_DIRECTIVE:_
Identify all lines below that hold "code" and collect them.

_EXERCISE DATA:_
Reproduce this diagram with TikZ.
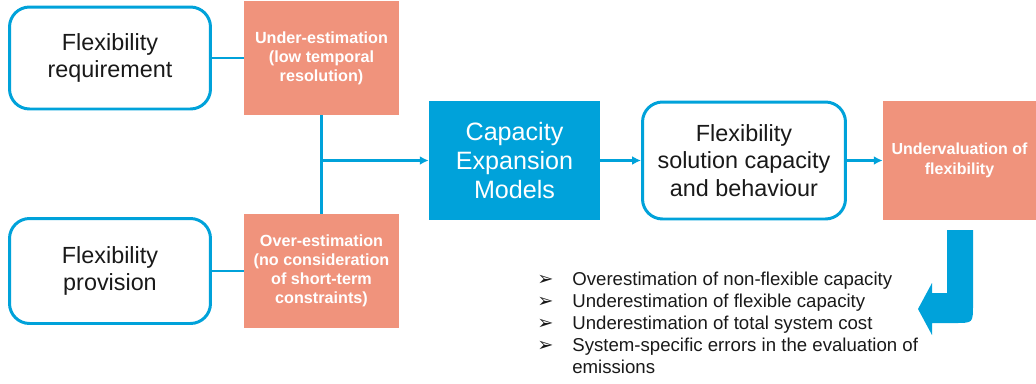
\documentclass[tikz,border=0pt]{standalone}
\usepackage{fontspec}
\setmainfont{Liberation Sans}
\newfontfamily\symfont{DejaVu Sans}
\usetikzlibrary{arrows.meta}
\definecolor{flexblue}{RGB}{0,162,218}
\definecolor{salmon}{RGB}{240,147,124}
\definecolor{inktext}{RGB}{25,25,25}
\tikzset{
  roundbox/.style={draw=flexblue,line width=1.7pt,rounded corners=0.4cm,fill=white,
    align=center,text=inktext,font=\fontsize{13.3}{15}\selectfont},
  errbox/.style={fill=salmon,align=center,text=white,
    font=\fontsize{9.2}{10.8}\selectfont\bfseries},
  link/.style={draw=flexblue,line width=1.5pt},
  linkarrow/.style={link,-{Latex[length=5pt,width=5pt]}}
}
\newcommand{\bul}{\makebox[0.7cm][l]{\symfont\fontsize{11}{11}\selectfont ➢}}
\begin{document}
\begin{tikzpicture}[x=0.02cm,y=-0.02cm]
      \useasboundingbox (0,0) rectangle (1036,383);
      \node[roundbox,minimum width=4.02cm,minimum height=2.04cm] (req) at (110,58) {Flexibility\\requirement};
      \node[roundbox,minimum width=4.02cm,minimum height=2.1cm] (prov) at (110,271) {Flexibility\\provision};
      \node[errbox,minimum width=3.1cm,minimum height=2.28cm] (under) at (321.5,58) {Under-estimation\\(low temporal\\resolution)};
      \node[errbox,minimum width=3.1cm,minimum height=2.28cm] (over) at (321.5,271) {Over-estimation\\(no consideration\\of short-term\\constraints)};
      \node[fill=flexblue,text=white,align=center,minimum width=3.42cm,minimum height=2.38cm,
        font=\fontsize{14.3}{16.5}\selectfont] (cem) at (514.5,160.5) {Capacity\\Expansion\\Models};
      \node[roundbox,minimum width=4.06cm,minimum height=2.34cm,font=\fontsize{13.3}{15.8}\selectfont] (sol) at (744,160.5) {Flexibility\\solution capacity\\and behaviour};
      \node[errbox,minimum width=3.06cm,minimum height=2.38cm,font=\fontsize{9.1}{11}\selectfont\bfseries] (underval) at (959.5,160.5) {Undervaluation of\\flexibility};
      \coordinate (join) at (under.south |- cem.west);
      \draw[link] (req.east) -- (under.west);
      \draw[link] (prov.east) -- (over.west);
      \draw[link] (under.south) -- (over.north);
      \draw[linkarrow] (join) -- (cem.west);
      \draw[linkarrow] (cem.east) -- (sol.west);
      \draw[linkarrow] (sol.east) -- (underval.west);
      % turning arrow
      \fill[flexblue] (947,230) -- (973,230) -- (973,305) .. controls (973,323) .. (955,323)
        -- (932,323) -- (932,335) -- (918,309) -- (932,283) -- (932,293) -- (947,293) -- cycle;
      \node[anchor=north west,align=left,text=inktext,inner sep=0pt,
        font=\fontsize{10.6}{12.5}\selectfont] (effects) at (537,272)
        {\bul Overestimation of non-flexible capacity\\
         \bul Underestimation of flexible capacity\\
         \bul Underestimation of total system cost\\
         \bul System-specific errors in the evaluation of\\
         \hspace*{0.7cm}emissions};
\end{tikzpicture}
\end{document}
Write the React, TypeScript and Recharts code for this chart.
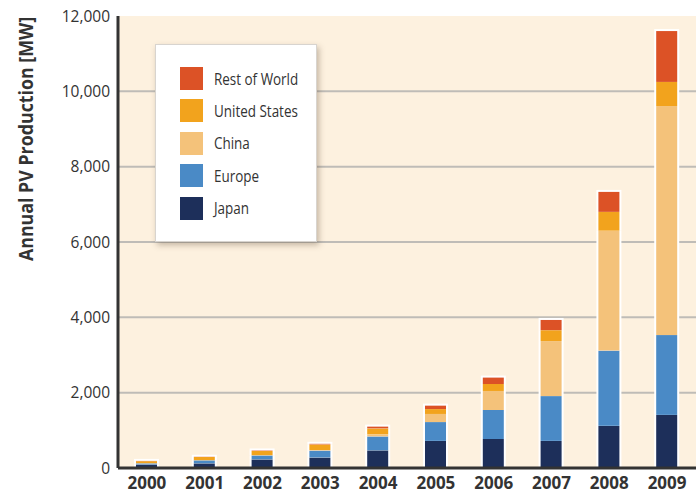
import { Bar, BarChart, CartesianGrid, XAxis, YAxis } from "recharts";

const years = ["2000", "2001", "2002", "2003", "2004", "2005", "2006", "2007", "2008", "2009"];
const japan = [95, 125, 230, 280, 470, 720, 770, 720, 1120, 1410];
const europe = [30, 80, 105, 185, 370, 500, 770, 1190, 2000, 2120];
const china = [3, 3, 5, 12, 53, 215, 505, 1460, 3180, 6080];
const unitedStates = [55, 85, 115, 150, 160, 130, 185, 290, 500, 640];
const restOfWorld = [5, 5, 10, 15, 45, 90, 170, 270, 530, 1350];
const yTicks = [0, 2000, 4000, 6000, 8000, 10000, 12000];
const gridValues = [2000, 4000, 6000, 8000, 10000];

const series = [
  { key: "japan", name: "Japan", color: "#1d2f5a" },
  { key: "europe", name: "Europe", color: "#4a8ac6" },
  { key: "china", name: "China", color: "#f4c27a" },
  { key: "unitedStates", name: "United States", color: "#f2a31d" },
  { key: "restOfWorld", name: "Rest of World", color: "#dc5226" },
];

const data = years.map((year, i) => ({
  year,
  japan: japan[i],
  europe: europe[i],
  china: china[i],
  unitedStates: unitedStates[i],
  restOfWorld: restOfWorld[i],
}));

const font = "'Open Sans', sans-serif";

const makeShape = (isTop: boolean) => (props: any) => {
  const { x, y, width, height, fill } = props;
  if (!height) return <g />;
  return (
    <g>
      <rect x={x - 2} y={isTop ? y - 2 : y} width={width + 4} height={height + (isTop ? 2 : 0)} fill="#fff" />
      <rect x={x} y={y} width={width} height={height} fill={fill} />
    </g>
  );
};

// rotated axis title, squeezed a little to match the condensed original
const YLabel = () => (
  <g transform="translate(33, 139) rotate(-90) scale(0.89, 1)">
    <text x={0} y={0} textAnchor="middle" fill="#333" fontSize={20} fontWeight="bold" fontFamily={font}>
      Annual PV Production [MW]
    </text>
  </g>
);

const LegendBox = () => (
  <div
    style={{
      position: "absolute",
      left: 155,
      top: 44,
      width: 160,
      height: 196,
      background: "#fff",
      border: "1px solid #d8d4cf",
      boxShadow: "2px 3px 6px rgba(90,70,50,0.35)",
      fontFamily: font,
      fontSize: 16,
      color: "#333",
    }}
  >
    {[...series].reverse().map((s, i) => (
      <div
        key={s.key}
        style={{ position: "absolute", left: 24, top: 22 + i * 32.4, height: 23, display: "flex", alignItems: "center" }}
      >
        <div style={{ width: 23, height: 23, background: s.color, flexShrink: 0 }} />
        <span
          style={{
            marginLeft: 11,
            display: "inline-block",
            whiteSpace: "nowrap",
            transform: "scaleX(0.84)",
            transformOrigin: "left center",
          }}
        >
          {s.name}
        </span>
      </div>
    ))}
  </div>
);

export default function App() {
  return (
    <div style={{ position: "absolute", left: 0, top: 0, width: 696, height: 493, background: "#fff" }}>
      <BarChart width={696} height={493} data={data} margin={{ top: 16, right: 0, left: 0, bottom: 0 }} barSize={21}>
        <CartesianGrid
          vertical={false}
          horizontalValues={gridValues}
          fill="#fdf1df"
          fillOpacity={1}
          stroke="#bfbcb7"
          strokeWidth={2}
        />
        <XAxis
          dataKey="year"
          height={25}
          tickLine={false}
          tickMargin={3}
          axisLine={{ stroke: "#333", strokeWidth: 3 }}
          tick={{ fill: "#333", fontSize: 17, fontWeight: "bold", fontFamily: font }}
        />
        <YAxis
          width={118}
          domain={[0, 12000]}
          ticks={yTicks}
          tickLine={false}
          axisLine={{ stroke: "#333", strokeWidth: 3 }}
          tickFormatter={(v: number) => v.toLocaleString("en-US")}
          tick={{ fill: "#333", fontSize: 15.5, fontFamily: font }}
          label={<YLabel />}
        />
        {series.map((s, i) => (
          <Bar
            key={s.key}
            dataKey={s.key}
            name={s.name}
            stackId="pv"
            fill={s.color}
            isAnimationActive={false}
            shape={makeShape(i === series.length - 1)}
          />
        ))}
      </BarChart>
      <LegendBox />
    </div>
  );
}
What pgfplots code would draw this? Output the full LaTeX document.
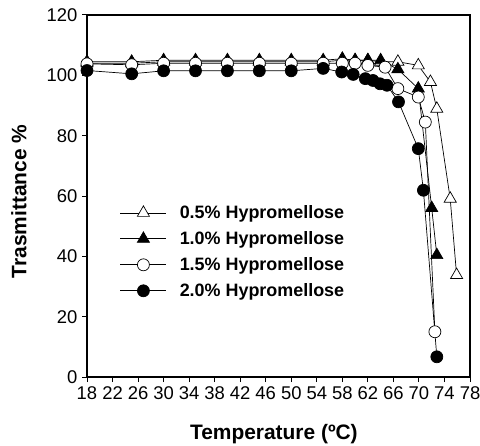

_WRITTEN RESPONSE:_
Write the React, TypeScript and Recharts code for this chart.
What pgfplots code would draw this? Output the full LaTeX document.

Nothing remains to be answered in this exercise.